For enterprises considering Agent 365, Weston outlined a phased adoption model. “First things first, they’ll get visibility and an inventory — you can’t really secure what you don’t know about,” he said. “The next thing they’re able to do is assign identities and start to manage the access those agents have, which is a huge first step in managing the risk.” The deeper capabilities — isolation through Windows 365 for Agents, runtime blocking, blast radius mapping — come next. “Crawl is inventory. Walk is getting identity and access. Run is getting isolation, better control, deeper visibility,” Weston summarized. “I think that’s something that’s reasonable in a 90-day period.”

Whether enterprises actually move that fast will depend on the maturity of their existing security infrastructure and the pace at which shadow AI proliferates within their walls.

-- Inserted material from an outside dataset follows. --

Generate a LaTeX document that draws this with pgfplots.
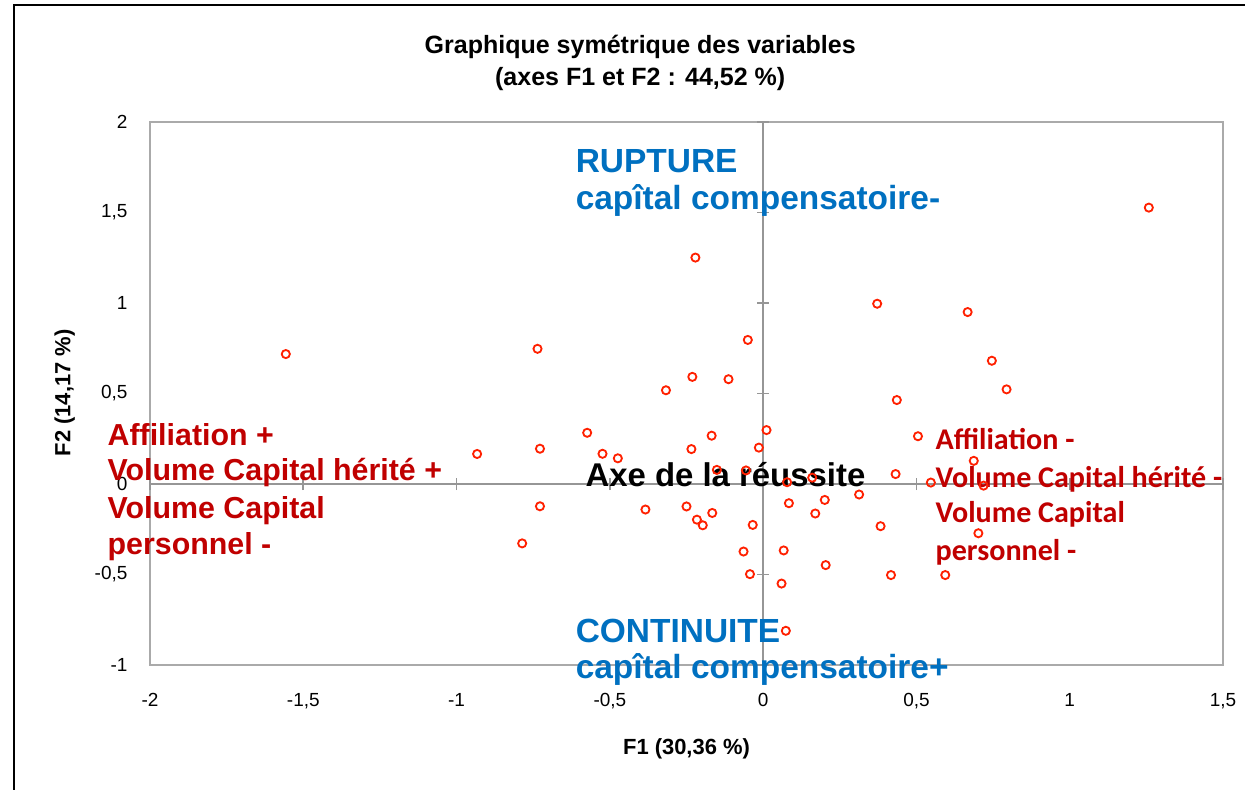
\documentclass[border=0pt]{standalone}
\usepackage{pgfplots}
\pgfplotsset{compat=1.18}
\usepackage{pgfplotstable}
\usepackage{fontspec}
\setmainfont{Liberation Sans}
\newfontfamily\calibri{Carlito}

\definecolor{ptred}{RGB}{255,32,0}
\definecolor{txtred}{RGB}{192,0,0}
\definecolor{txtblue}{RGB}{0,112,192}
\definecolor{framegray}{RGB}{170,170,170}
\definecolor{axisgray}{RGB}{150,150,150}

\tikzset{
  bluetxt/.style={anchor=base west, inner sep=0pt, text=txtblue, font=\fontsize{11.9}{13}\selectfont\bfseries},
  lred/.style={anchor=base west, inner sep=0pt, text=txtred, font=\fontsize{10.8}{12}\selectfont\bfseries},
  rred/.style={anchor=base west, inner sep=0pt, text=txtred, font=\calibri\fontsize{10.7}{12}\selectfont\bfseries},
}

% coordonnees des modalites (F1, F2)
\pgfplotstableread{
x y
-1.557 0.718
-0.736 0.747
-0.050 0.796
-0.231 0.592
-0.113 0.579
-0.317 0.518
-0.574 0.283
0.011 0.298
-0.168 0.267
-0.933 0.166
-0.728 0.195
-0.524 0.167
-0.474 0.142
-0.234 0.193
-0.014 0.201
-0.151 0.078
-0.056 0.075
-0.728 -0.123
-0.384 -0.141
-0.250 -0.124
-0.216 -0.197
-0.197 -0.228
-0.166 -0.160
-0.034 -0.226
-0.786 -0.328
-0.064 -0.373
-0.043 -0.498
1.258 1.527
-0.221 1.251
0.372 0.996
0.667 0.950
0.746 0.681
0.794 0.523
0.436 0.464
0.505 0.264
0.687 0.128
0.432 0.055
0.078 0.010
0.160 0.035
0.547 0.008
0.719 -0.009
0.084 -0.106
0.201 -0.088
0.313 -0.058
0.170 -0.163
0.383 -0.233
0.702 -0.272
0.067 -0.367
0.204 -0.448
0.060 -0.550
0.417 -0.503
0.594 -0.503
0.074 -0.811
}\points

\begin{document}
\begin{tikzpicture}
\useasboundingbox (-1.875,-1.55) rectangle (13.6875,8.3125);
\draw[line width=0.75pt] (-1.7,-1.7) -- (-1.7,8.25) -- (13.8,8.25);

% cadre + etiquettes des graduations
\begin{axis}[
  at={(0,0)}, anchor=south west,
  scale only axis, width=13.4125cm, height=6.7875cm,
  xmin=-2, xmax=1.5, ymin=-1, ymax=2,
  xtick={-2,-1.5,-1,-0.5,0,0.5,1,1.5},
  xticklabels={-2,{-1,5},-1,{-0,5},0,{0,5},1,{1,5}},
  ytick={-1,-0.5,0,0.5,1,1.5,2},
  yticklabels={-1,{-0,5},0,{0,5},1,{1,5},2},
  major tick length=0pt,
  axis line style={draw=framegray, line width=0.6pt},
  tick label style={font=\fontsize{6.75}{8}\selectfont, inner sep=0pt},
  x tick label style={anchor=base, yshift=-0.52cm},
  y tick label style={anchor=east, xshift=-0.275cm},
]
\end{axis}

% axes centraux, points et annotations
\begin{axis}[
  at={(0,0)}, anchor=south west,
  scale only axis, width=13.4125cm, height=6.7875cm,
  xmin=-2, xmax=1.5, ymin=-1, ymax=2,
  axis lines=middle,
  axis line style={-, draw=axisgray, line width=0.7pt},
  xtick={-2,-1.5,-1,-0.5,0,0.5,1,1.5},
  ytick={-1,-0.5,0,0.5,1,1.5,2},
  xticklabels={}, yticklabels={},
  tick align=center, major tick length=0.15cm,
  tick style={draw=axisgray, line width=0.6pt},
  clip=false,
]
\addplot[only marks, mark=o, mark size=1.45pt,
  mark options={draw=ptred, line width=0.65pt}] table {\points};

% titre
\node[anchor=base, inner sep=0pt, font=\fontsize{8.9}{10}\selectfont\bfseries] at (axis cs:-0.401,2.381) {Graphique symétrique des variables};
\node[anchor=base, inner sep=0pt, font=\fontsize{8.9}{10}\selectfont\bfseries] at (axis cs:-0.401,2.204) {(axes F1 et F2 : 44,52 \%)};
% titres des axes
\node[anchor=base, inner sep=0pt, font=\fontsize{7.8}{9}\selectfont\bfseries] at (axis cs:-0.25,-1.492) {F1 (30,36 \%)};
\node[anchor=base, inner sep=0pt, rotate=90, font=\fontsize{7.8}{9}\selectfont\bfseries] at (axis cs:-2.260,0.503) {F2 (14,17 \%)};

\node[bluetxt] at (axis cs:-0.613,1.722) {RUPTURE};
\node[bluetxt] at (axis cs:-0.613,1.519) {capîtal compensatoire-};
\node[bluetxt] at (axis cs:-0.613,-0.877) {CONTINUITE};
\node[bluetxt] at (axis cs:-0.613,-1.076) {capîtal compensatoire+};

\node[lred] at (axis cs:-2.140,0.215) {Affiliation +};
\node[lred] at (axis cs:-2.140,0.017) {Volume Capital hérité +};
\node[lred] at (axis cs:-2.140,-0.188) {Volume Capital};
\node[lred] at (axis cs:-2.140,-0.392) {personnel -};

\node[anchor=base west, inner sep=0pt, font=\fontsize{11.7}{13}\selectfont\bfseries] at (axis cs:-0.581,-0.015) {Axe de la réussite};

\node[rred] at (axis cs:0.561,0.188) {Affiliation -};
\node[rred] at (axis cs:0.561,-0.017) {Volume Capital hérité -};
\node[rred] at (axis cs:0.561,-0.215) {Volume Capital};
\node[rred] at (axis cs:0.561,-0.420) {personnel -};
\end{axis}
\end{tikzpicture}
\end{document}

A live “Ask Microsoft Anything” session on Agent 365 is scheduled for May 12, giving IT and security professionals a chance to press the engineering team on specifics.

But the most telling detail from the interview may have been the most offhand. “I have 18 agents running behind my team chat right now,” Weston said. If even Microsoft’s own security chief has a small army of autonomous agents operating in his daily workflow, the question for every other enterprise is no longer whether to govern the agentic workforce — it’s whether they can do it before the workforce governs itself.